**Data in this exercise**:
******************************
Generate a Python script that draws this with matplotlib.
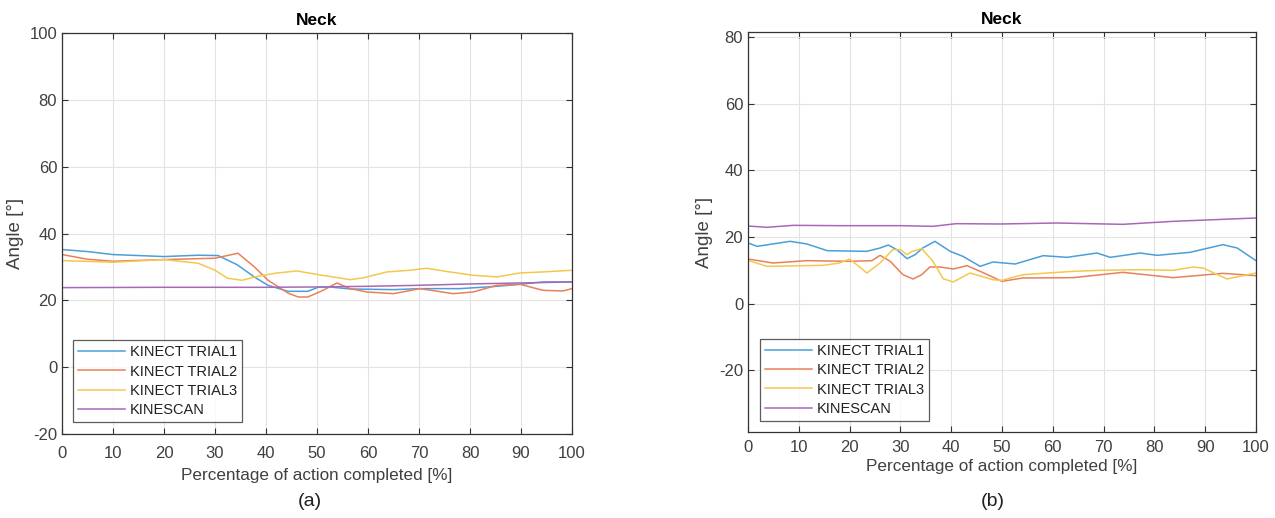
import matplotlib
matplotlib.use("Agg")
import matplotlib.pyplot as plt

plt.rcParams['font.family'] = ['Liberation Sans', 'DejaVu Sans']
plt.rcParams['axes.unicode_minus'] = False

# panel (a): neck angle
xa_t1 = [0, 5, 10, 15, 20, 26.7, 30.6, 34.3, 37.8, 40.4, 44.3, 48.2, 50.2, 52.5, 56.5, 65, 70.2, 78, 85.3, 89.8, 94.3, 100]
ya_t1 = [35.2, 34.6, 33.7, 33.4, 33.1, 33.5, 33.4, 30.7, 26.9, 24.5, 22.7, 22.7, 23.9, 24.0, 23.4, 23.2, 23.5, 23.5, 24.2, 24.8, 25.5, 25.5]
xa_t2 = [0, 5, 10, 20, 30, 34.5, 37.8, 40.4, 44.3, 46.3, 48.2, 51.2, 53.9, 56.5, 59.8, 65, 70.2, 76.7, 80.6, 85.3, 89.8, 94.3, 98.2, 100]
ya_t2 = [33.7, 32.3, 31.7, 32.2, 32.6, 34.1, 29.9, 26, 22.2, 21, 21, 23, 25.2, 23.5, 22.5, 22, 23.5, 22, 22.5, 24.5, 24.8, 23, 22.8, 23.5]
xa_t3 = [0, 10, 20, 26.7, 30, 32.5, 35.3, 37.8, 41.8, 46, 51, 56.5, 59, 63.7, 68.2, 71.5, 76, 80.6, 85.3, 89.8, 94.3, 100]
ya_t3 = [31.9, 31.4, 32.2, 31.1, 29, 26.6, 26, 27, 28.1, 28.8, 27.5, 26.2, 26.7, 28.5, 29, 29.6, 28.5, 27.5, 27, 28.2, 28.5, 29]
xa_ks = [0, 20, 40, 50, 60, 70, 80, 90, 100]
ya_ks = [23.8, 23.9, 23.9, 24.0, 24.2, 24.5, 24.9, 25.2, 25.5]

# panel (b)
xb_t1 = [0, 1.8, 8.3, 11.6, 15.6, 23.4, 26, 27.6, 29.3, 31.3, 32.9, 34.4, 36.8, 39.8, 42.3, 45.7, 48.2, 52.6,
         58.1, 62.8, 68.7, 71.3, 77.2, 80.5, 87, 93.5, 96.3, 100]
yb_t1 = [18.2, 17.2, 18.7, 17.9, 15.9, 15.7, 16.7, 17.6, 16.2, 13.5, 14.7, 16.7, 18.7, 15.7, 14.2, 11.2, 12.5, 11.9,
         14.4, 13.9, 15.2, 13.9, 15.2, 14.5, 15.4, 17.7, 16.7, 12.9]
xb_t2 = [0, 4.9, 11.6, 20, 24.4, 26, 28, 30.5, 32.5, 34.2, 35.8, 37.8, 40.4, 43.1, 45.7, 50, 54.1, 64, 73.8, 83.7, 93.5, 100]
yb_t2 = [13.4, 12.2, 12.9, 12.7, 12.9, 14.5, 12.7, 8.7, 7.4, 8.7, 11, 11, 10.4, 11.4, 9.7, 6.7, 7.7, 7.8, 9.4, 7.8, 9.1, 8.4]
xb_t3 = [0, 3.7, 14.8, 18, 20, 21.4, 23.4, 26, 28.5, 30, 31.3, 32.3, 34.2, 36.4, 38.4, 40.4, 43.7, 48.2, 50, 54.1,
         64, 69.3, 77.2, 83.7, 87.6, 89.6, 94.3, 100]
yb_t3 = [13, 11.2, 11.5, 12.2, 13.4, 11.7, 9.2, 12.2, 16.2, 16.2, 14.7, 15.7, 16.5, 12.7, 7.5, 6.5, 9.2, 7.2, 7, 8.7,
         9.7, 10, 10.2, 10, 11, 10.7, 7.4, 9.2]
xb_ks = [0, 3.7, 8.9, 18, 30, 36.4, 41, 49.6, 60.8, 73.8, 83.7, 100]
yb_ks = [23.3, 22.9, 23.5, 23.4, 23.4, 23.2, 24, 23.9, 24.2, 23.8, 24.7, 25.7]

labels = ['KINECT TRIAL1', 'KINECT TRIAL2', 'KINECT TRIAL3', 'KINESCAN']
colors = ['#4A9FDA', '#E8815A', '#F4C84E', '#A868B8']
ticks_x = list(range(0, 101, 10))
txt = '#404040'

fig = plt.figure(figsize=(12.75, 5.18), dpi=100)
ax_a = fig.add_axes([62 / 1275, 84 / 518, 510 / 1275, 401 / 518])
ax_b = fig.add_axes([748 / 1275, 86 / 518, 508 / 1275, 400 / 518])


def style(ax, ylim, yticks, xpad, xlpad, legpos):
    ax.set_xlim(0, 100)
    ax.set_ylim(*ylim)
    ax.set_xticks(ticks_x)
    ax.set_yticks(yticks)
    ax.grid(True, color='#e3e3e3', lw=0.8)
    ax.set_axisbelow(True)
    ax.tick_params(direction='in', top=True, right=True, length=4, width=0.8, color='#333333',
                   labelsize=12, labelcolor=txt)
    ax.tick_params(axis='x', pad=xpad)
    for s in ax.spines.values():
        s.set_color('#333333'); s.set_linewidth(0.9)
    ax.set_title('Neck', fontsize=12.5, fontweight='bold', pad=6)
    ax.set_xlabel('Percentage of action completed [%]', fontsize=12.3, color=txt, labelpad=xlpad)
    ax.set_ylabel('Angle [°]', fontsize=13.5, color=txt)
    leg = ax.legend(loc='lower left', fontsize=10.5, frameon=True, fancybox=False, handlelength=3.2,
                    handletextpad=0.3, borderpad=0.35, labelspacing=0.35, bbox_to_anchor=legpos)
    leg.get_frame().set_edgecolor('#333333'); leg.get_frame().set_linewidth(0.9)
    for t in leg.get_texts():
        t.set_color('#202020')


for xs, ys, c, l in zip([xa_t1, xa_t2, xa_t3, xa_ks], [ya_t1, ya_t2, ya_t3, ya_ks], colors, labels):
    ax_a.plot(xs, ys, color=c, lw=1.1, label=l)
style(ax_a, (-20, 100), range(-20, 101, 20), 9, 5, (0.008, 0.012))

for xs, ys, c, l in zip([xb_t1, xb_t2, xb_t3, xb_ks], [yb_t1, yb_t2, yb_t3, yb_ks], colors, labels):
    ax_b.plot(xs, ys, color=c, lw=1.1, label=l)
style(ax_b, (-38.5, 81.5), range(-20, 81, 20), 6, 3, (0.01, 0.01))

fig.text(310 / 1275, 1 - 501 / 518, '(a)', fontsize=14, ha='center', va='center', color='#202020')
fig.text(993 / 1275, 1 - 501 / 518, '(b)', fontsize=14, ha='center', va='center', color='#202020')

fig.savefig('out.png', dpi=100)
******************************
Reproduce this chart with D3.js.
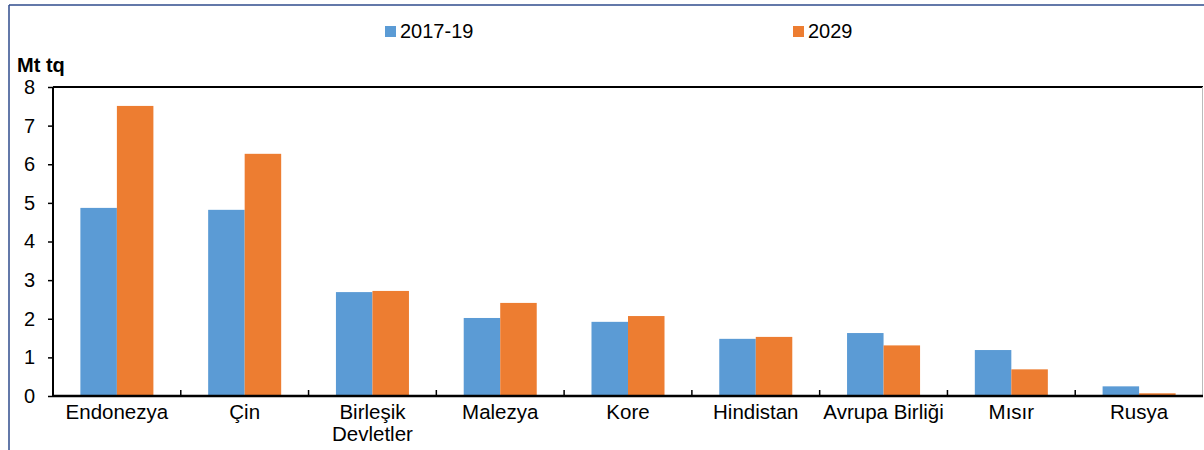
******************************
Make an exact copy of the lines from the one with "Generate a Python" through the one with "plt.rcParams['axes.unicode_minus'] = False", both ends in, and nothing else. Drop every picture.

Generate a Python script that draws this with matplotlib.
import matplotlib
matplotlib.use("Agg")
import matplotlib.pyplot as plt

plt.rcParams['font.family'] = ['Liberation Sans', 'DejaVu Sans']
plt.rcParams['axes.unicode_minus'] = False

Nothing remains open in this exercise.